#### [TO BE DONE]
All material below is to be reproduced exactly.

#### [SOURCE MATERIAL]
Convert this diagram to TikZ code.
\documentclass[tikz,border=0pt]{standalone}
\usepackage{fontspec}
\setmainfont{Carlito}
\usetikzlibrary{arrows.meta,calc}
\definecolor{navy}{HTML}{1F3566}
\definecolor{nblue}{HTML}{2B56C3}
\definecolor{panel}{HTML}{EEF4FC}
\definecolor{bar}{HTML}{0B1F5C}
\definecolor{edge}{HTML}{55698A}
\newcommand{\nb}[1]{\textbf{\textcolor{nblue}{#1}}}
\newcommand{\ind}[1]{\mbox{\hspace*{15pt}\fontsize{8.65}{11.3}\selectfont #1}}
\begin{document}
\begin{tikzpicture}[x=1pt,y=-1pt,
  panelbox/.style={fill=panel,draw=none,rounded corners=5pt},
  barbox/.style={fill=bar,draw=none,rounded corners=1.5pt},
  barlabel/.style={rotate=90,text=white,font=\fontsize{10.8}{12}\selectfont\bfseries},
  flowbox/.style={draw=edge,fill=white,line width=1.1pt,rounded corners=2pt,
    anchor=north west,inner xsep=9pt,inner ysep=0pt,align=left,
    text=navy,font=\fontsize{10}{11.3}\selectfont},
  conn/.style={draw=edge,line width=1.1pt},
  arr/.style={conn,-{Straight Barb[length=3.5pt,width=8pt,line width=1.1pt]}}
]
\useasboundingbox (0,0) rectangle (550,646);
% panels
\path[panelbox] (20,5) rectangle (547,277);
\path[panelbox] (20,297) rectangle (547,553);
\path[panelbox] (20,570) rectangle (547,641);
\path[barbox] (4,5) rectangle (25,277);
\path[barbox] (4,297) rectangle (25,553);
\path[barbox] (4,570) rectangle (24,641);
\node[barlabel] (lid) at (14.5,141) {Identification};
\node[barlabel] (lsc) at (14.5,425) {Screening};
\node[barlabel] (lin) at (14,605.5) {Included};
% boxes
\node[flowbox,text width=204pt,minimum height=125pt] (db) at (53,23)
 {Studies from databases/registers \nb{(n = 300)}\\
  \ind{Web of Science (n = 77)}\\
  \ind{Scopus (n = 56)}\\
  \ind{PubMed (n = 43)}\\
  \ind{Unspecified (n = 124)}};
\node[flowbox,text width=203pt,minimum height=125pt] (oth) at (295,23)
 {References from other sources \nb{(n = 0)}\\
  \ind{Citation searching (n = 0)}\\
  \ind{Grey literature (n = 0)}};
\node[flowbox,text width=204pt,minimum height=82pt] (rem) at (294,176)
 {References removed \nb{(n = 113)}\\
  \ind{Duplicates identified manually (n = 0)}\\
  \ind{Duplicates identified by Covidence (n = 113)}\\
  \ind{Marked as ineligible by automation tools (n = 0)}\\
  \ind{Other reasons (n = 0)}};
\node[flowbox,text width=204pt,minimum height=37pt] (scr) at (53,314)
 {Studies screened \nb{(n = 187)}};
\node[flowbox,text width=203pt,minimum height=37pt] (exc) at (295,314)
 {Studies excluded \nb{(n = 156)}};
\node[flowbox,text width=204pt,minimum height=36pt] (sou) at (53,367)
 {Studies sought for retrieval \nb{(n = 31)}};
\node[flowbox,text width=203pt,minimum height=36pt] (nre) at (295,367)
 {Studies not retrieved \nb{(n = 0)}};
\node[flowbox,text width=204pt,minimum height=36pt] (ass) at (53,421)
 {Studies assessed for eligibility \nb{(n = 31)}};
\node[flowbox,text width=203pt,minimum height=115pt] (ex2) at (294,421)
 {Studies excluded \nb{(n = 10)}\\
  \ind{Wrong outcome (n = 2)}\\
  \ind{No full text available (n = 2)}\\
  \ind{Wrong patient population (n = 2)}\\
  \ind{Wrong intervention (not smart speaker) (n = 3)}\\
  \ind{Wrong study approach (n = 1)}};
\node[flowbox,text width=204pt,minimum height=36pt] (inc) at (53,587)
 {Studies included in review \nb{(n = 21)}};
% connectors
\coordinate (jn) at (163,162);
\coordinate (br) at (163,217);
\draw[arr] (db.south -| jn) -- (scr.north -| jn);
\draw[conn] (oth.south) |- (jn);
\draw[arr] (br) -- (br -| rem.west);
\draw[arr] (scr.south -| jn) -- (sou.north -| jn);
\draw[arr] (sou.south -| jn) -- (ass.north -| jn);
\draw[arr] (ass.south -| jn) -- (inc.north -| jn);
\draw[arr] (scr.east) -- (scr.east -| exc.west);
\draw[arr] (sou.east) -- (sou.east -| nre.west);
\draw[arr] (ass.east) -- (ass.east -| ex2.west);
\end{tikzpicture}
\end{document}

#### [RESULT]
Convert this diagram to TikZ code.
\documentclass[tikz,border=0pt]{standalone}
\usepackage{fontspec}
\setmainfont{Carlito}
\usetikzlibrary{arrows.meta,calc}
\definecolor{navy}{HTML}{1F3566}
\definecolor{nblue}{HTML}{2B56C3}
\definecolor{panel}{HTML}{EEF4FC}
\definecolor{bar}{HTML}{0B1F5C}
\definecolor{edge}{HTML}{55698A}
\newcommand{\nb}[1]{\textbf{\textcolor{nblue}{#1}}}
\newcommand{\ind}[1]{\mbox{\hspace*{15pt}\fontsize{8.65}{11.3}\selectfont #1}}
\begin{document}
\begin{tikzpicture}[x=1pt,y=-1pt,
  panelbox/.style={fill=panel,draw=none,rounded corners=5pt},
  barbox/.style={fill=bar,draw=none,rounded corners=1.5pt},
  barlabel/.style={rotate=90,text=white,font=\fontsize{10.8}{12}\selectfont\bfseries},
  flowbox/.style={draw=edge,fill=white,line width=1.1pt,rounded corners=2pt,
    anchor=north west,inner xsep=9pt,inner ysep=0pt,align=left,
    text=navy,font=\fontsize{10}{11.3}\selectfont},
  conn/.style={draw=edge,line width=1.1pt},
  arr/.style={conn,-{Straight Barb[length=3.5pt,width=8pt,line width=1.1pt]}}
]
\useasboundingbox (0,0) rectangle (550,646);
% panels
\path[panelbox] (20,5) rectangle (547,277);
\path[panelbox] (20,297) rectangle (547,553);
\path[panelbox] (20,570) rectangle (547,641);
\path[barbox] (4,5) rectangle (25,277);
\path[barbox] (4,297) rectangle (25,553);
\path[barbox] (4,570) rectangle (24,641);
\node[barlabel] (lid) at (14.5,141) {Identification};
\node[barlabel] (lsc) at (14.5,425) {Screening};
\node[barlabel] (lin) at (14,605.5) {Included};
% boxes
\node[flowbox,text width=204pt,minimum height=125pt] (db) at (53,23)
 {Studies from databases/registers \nb{(n = 300)}\\
  \ind{Web of Science (n = 77)}\\
  \ind{Scopus (n = 56)}\\
  \ind{PubMed (n = 43)}\\
  \ind{Unspecified (n = 124)}};
\node[flowbox,text width=203pt,minimum height=125pt] (oth) at (295,23)
 {References from other sources \nb{(n = 0)}\\
  \ind{Citation searching (n = 0)}\\
  \ind{Grey literature (n = 0)}};
\node[flowbox,text width=204pt,minimum height=82pt] (rem) at (294,176)
 {References removed \nb{(n = 113)}\\
  \ind{Duplicates identified manually (n = 0)}\\
  \ind{Duplicates identified by Covidence (n = 113)}\\
  \ind{Marked as ineligible by automation tools (n = 0)}\\
  \ind{Other reasons (n = 0)}};
\node[flowbox,text width=204pt,minimum height=37pt] (scr) at (53,314)
 {Studies screened \nb{(n = 187)}};
\node[flowbox,text width=203pt,minimum height=37pt] (exc) at (295,314)
 {Studies excluded \nb{(n = 156)}};
\node[flowbox,text width=204pt,minimum height=36pt] (sou) at (53,367)
 {Studies sought for retrieval \nb{(n = 31)}};
\node[flowbox,text width=203pt,minimum height=36pt] (nre) at (295,367)
 {Studies not retrieved \nb{(n = 0)}};
\node[flowbox,text width=204pt,minimum height=36pt] (ass) at (53,421)
 {Studies assessed for eligibility \nb{(n = 31)}};
\node[flowbox,text width=203pt,minimum height=115pt] (ex2) at (294,421)
 {Studies excluded \nb{(n = 10)}\\
  \ind{Wrong outcome (n = 2)}\\
  \ind{No full text available (n = 2)}\\
  \ind{Wrong patient population (n = 2)}\\
  \ind{Wrong intervention (not smart speaker) (n = 3)}\\
  \ind{Wrong study approach (n = 1)}};
\node[flowbox,text width=204pt,minimum height=36pt] (inc) at (53,587)
 {Studies included in review \nb{(n = 21)}};
% connectors
\coordinate (jn) at (163,162);
\coordinate (br) at (163,217);
\draw[arr] (db.south -| jn) -- (scr.north -| jn);
\draw[conn] (oth.south) |- (jn);
\draw[arr] (br) -- (br -| rem.west);
\draw[arr] (scr.south -| jn) -- (sou.north -| jn);
\draw[arr] (sou.south -| jn) -- (ass.north -| jn);
\draw[arr] (ass.south -| jn) -- (inc.north -| jn);
\draw[arr] (scr.east) -- (scr.east -| exc.west);
\draw[arr] (sou.east) -- (sou.east -| nre.west);
\draw[arr] (ass.east) -- (ass.east -| ex2.west);
\end{tikzpicture}
\end{document}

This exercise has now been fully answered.